━━━━━ STORED ROWS

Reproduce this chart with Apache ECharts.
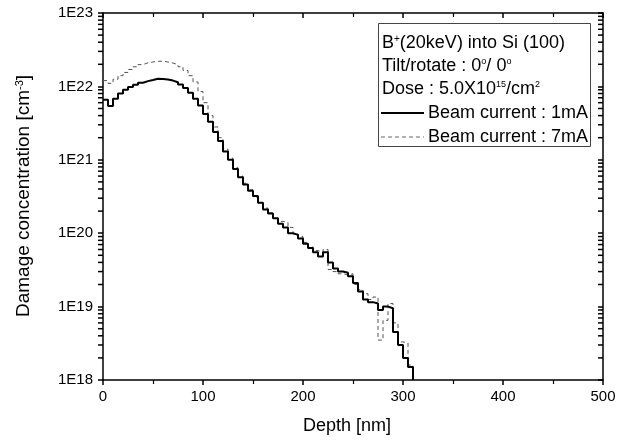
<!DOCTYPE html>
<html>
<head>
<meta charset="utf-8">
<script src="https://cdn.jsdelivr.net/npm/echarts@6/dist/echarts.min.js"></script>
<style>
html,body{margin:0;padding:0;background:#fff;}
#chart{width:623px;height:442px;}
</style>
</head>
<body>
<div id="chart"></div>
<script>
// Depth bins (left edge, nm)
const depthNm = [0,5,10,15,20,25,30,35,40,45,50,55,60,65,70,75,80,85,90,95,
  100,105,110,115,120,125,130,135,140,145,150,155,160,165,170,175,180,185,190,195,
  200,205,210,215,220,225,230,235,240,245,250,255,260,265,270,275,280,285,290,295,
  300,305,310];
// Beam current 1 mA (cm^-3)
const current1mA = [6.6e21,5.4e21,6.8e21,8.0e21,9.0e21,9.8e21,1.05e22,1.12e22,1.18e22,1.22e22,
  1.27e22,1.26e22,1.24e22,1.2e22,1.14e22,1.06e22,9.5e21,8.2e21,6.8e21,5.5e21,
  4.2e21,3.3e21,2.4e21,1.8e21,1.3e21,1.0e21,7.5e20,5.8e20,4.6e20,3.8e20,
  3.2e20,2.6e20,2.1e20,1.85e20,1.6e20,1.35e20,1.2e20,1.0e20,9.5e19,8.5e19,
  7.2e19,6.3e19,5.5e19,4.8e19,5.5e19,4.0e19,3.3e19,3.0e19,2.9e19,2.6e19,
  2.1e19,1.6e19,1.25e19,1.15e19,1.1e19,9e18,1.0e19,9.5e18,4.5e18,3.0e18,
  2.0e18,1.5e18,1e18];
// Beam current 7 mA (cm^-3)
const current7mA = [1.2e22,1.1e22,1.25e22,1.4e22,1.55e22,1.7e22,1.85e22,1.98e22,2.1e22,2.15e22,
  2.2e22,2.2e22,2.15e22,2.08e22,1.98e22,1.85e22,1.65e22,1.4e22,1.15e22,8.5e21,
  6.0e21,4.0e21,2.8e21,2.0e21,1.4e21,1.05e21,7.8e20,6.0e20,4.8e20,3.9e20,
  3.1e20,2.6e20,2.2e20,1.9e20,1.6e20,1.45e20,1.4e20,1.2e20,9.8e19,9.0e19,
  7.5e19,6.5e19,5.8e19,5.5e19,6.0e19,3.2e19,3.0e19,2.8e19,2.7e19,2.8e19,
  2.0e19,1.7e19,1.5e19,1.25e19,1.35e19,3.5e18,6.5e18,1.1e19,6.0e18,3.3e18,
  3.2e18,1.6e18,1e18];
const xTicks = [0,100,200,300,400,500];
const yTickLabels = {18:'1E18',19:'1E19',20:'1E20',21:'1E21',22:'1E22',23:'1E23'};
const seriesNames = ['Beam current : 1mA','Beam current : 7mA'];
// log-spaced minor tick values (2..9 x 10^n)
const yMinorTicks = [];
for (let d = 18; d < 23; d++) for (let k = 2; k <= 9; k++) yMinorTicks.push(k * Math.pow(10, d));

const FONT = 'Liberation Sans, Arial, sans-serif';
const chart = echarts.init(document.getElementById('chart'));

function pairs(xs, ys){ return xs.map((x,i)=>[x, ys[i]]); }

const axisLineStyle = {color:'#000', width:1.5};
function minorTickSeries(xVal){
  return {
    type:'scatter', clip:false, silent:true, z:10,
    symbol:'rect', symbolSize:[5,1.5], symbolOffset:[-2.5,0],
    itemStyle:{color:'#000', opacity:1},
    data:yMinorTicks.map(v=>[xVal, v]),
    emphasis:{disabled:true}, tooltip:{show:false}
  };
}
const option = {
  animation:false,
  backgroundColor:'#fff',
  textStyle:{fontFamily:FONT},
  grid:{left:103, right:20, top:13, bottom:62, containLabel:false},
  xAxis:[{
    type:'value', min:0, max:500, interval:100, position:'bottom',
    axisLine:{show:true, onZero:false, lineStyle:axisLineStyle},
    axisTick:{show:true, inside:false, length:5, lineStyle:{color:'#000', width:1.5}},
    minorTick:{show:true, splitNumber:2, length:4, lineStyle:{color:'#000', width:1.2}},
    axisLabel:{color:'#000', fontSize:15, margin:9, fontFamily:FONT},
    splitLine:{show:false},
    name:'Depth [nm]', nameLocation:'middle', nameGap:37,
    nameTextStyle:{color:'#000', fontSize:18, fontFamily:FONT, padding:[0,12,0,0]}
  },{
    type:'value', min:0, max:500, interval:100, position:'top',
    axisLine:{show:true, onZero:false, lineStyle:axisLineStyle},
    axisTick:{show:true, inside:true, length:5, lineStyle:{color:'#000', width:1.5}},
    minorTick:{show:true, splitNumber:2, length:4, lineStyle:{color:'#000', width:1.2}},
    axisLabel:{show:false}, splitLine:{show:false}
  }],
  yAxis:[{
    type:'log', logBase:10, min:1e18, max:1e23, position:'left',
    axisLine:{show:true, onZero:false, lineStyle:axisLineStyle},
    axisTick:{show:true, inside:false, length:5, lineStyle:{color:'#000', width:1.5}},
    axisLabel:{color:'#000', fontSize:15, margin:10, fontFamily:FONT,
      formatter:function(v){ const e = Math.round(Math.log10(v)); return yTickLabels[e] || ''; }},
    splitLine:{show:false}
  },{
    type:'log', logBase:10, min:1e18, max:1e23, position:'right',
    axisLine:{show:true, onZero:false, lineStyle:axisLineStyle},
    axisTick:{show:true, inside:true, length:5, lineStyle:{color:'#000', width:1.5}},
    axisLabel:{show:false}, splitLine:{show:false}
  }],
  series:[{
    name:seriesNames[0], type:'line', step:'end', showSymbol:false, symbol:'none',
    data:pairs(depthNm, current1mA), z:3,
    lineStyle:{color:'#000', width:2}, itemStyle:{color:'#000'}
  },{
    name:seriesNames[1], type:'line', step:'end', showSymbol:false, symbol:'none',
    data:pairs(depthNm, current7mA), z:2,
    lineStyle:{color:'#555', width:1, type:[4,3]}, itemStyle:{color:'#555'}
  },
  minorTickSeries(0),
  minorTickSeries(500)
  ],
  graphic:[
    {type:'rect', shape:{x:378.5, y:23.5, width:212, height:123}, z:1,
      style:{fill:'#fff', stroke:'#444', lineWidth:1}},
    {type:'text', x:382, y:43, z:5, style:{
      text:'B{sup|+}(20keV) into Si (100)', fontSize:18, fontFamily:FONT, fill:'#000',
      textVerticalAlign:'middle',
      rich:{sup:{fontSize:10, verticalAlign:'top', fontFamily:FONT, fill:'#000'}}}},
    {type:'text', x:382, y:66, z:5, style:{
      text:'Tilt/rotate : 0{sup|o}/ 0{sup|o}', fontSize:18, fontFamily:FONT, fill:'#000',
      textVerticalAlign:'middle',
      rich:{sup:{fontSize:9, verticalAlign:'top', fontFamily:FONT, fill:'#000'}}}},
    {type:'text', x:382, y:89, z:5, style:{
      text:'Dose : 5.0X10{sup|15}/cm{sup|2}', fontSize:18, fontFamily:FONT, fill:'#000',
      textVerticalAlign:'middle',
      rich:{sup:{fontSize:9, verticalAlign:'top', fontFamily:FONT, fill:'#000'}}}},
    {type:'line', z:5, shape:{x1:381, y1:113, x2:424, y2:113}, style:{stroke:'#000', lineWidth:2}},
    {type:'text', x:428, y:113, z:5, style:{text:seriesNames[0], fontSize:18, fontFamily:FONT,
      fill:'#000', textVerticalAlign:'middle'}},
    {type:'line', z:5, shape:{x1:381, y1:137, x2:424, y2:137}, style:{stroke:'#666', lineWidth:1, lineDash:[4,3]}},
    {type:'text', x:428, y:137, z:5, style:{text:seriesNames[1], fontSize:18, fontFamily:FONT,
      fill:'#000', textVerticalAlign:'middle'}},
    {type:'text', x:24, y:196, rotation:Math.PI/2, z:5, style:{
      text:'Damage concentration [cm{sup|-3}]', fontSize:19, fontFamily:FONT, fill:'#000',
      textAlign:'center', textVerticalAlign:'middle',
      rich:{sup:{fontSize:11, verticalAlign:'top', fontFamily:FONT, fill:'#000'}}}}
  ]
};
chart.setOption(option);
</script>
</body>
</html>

━━━━━━━━━━
━━━━━ STORED ROWS

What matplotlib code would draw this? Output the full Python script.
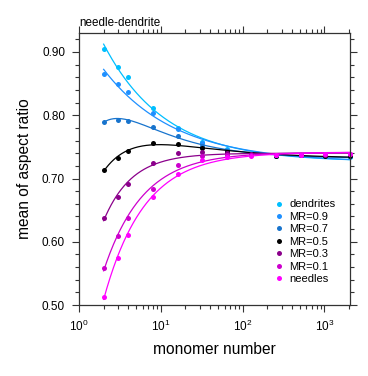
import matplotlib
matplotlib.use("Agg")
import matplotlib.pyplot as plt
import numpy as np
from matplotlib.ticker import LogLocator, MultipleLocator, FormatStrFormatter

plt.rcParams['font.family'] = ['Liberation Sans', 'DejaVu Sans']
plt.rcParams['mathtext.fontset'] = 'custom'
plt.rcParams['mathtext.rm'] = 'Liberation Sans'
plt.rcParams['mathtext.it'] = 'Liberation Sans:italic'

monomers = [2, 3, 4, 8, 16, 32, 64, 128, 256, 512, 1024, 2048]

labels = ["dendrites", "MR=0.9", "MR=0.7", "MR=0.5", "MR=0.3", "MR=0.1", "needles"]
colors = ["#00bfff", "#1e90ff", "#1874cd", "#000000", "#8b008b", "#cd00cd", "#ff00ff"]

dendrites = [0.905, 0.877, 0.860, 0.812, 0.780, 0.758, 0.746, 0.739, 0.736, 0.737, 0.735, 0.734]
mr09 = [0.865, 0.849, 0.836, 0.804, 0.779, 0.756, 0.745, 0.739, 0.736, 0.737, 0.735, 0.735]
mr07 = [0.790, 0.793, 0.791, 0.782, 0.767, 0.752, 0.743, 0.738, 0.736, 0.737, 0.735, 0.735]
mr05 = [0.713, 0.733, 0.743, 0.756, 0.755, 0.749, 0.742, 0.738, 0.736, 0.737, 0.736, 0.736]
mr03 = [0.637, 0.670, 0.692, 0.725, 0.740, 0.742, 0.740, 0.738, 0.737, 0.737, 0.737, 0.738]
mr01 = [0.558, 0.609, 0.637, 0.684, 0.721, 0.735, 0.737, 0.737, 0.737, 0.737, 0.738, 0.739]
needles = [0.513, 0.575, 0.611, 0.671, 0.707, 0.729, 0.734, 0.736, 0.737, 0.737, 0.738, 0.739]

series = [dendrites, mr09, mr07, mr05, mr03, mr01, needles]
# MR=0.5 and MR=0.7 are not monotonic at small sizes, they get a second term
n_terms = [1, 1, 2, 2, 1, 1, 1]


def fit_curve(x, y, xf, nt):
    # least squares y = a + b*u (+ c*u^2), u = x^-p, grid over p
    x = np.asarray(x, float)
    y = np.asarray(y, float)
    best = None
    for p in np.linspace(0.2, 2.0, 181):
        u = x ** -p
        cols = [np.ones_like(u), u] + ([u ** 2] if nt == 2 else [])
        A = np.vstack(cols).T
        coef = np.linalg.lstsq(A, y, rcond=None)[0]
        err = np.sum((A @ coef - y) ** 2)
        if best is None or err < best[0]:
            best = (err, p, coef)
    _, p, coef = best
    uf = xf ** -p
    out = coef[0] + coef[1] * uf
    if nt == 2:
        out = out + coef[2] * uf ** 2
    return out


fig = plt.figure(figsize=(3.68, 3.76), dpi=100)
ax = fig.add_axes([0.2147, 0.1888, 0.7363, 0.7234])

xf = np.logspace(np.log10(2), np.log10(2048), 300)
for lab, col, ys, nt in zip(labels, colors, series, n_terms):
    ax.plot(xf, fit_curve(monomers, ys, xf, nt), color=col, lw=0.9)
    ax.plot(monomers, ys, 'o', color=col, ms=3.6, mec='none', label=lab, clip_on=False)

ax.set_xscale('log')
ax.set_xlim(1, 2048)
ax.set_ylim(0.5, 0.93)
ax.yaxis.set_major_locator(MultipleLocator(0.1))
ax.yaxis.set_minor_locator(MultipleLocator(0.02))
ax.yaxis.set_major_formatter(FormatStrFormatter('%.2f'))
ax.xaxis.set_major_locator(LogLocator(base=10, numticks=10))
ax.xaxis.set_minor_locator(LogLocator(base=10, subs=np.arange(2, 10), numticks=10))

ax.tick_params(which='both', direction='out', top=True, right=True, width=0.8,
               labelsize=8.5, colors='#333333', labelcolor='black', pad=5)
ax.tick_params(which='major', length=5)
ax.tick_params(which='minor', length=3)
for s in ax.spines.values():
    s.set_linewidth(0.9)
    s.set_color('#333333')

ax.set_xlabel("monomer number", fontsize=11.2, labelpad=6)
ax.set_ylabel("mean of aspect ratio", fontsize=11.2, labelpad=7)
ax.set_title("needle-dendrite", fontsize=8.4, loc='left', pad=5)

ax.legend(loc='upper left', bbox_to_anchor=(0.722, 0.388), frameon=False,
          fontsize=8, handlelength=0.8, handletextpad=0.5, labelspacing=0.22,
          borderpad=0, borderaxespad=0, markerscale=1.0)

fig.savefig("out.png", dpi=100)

━━━━━━━━━━
━━━━━ STORED ROWS

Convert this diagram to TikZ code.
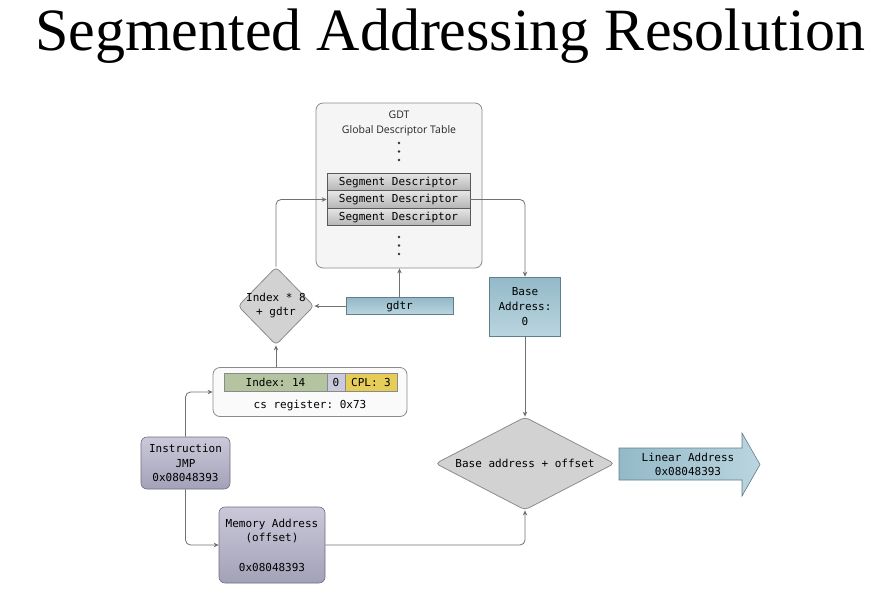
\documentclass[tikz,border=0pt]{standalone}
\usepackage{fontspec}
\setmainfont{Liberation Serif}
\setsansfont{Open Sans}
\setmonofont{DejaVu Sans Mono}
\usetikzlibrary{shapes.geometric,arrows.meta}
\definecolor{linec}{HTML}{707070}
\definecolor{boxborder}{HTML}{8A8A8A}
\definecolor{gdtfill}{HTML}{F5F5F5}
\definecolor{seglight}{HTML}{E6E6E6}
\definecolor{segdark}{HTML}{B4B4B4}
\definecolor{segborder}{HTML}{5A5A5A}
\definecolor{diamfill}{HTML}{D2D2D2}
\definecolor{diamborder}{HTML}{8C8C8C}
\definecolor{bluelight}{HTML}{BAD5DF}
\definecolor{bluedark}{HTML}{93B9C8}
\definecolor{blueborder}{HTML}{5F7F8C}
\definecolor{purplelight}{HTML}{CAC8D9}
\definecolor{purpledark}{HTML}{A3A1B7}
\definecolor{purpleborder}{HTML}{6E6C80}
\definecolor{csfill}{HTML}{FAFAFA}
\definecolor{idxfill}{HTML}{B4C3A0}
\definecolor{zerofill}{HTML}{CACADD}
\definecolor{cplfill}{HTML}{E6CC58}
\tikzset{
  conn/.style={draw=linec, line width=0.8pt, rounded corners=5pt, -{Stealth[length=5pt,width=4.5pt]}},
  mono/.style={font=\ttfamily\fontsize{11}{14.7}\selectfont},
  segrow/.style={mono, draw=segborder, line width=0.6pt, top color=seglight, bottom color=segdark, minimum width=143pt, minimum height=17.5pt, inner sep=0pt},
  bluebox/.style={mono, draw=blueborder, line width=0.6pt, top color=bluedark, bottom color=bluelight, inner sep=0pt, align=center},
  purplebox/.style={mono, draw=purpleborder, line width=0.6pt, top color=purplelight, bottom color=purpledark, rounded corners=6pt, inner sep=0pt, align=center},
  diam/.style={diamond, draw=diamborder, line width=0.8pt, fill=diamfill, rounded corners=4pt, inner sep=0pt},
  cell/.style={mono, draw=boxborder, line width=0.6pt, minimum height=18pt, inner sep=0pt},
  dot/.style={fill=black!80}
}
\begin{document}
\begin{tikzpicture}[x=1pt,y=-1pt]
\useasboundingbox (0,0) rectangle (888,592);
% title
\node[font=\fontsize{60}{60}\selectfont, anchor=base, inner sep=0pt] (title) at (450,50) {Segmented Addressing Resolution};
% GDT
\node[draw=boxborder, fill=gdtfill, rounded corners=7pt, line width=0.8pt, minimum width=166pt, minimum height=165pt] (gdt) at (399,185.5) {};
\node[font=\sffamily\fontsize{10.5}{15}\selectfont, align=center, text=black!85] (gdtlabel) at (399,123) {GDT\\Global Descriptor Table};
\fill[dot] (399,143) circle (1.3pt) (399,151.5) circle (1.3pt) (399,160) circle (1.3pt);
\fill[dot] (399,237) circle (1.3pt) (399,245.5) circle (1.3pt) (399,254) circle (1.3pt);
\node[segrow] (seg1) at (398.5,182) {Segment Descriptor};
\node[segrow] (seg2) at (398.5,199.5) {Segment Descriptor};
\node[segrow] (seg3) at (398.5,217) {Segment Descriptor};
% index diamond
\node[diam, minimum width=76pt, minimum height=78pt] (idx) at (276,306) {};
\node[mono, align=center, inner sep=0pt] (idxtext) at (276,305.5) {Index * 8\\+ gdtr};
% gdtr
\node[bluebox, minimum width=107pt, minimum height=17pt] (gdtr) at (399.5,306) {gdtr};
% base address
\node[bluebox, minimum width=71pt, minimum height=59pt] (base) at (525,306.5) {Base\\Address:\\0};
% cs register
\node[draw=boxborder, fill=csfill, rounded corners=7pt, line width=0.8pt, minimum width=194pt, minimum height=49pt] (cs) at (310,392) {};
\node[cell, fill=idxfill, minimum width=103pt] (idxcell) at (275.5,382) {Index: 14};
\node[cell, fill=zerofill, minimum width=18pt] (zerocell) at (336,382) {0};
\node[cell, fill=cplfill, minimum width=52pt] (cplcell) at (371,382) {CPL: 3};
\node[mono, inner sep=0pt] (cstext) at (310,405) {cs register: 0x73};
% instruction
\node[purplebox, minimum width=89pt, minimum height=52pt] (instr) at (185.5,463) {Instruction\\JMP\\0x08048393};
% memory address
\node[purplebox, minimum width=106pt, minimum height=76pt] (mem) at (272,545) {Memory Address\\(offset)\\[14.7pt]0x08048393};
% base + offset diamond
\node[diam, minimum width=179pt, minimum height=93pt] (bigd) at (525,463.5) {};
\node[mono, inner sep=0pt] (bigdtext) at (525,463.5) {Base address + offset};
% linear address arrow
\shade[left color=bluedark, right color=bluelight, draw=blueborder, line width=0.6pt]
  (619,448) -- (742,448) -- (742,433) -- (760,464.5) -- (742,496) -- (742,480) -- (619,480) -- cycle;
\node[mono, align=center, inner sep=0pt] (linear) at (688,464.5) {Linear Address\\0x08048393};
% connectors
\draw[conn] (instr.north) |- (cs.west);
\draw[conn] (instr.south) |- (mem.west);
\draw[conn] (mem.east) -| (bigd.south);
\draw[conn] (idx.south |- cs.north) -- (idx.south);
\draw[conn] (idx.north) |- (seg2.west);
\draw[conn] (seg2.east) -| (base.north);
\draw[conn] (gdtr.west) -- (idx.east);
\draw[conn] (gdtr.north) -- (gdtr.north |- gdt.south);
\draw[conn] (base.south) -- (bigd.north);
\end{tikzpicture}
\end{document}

━━━━━━━━━━

§ TASK DESCRIPTION: Working from the listing above, pick out every line that has "matplotlib" and copy it.

§ PROBLEM SOLUTION:
What matplotlib code would draw this? Output the full Python script.
import matplotlib
matplotlib.use("Agg")
import matplotlib.pyplot as plt
from matplotlib.ticker import LogLocator, MultipleLocator, FormatStrFormatter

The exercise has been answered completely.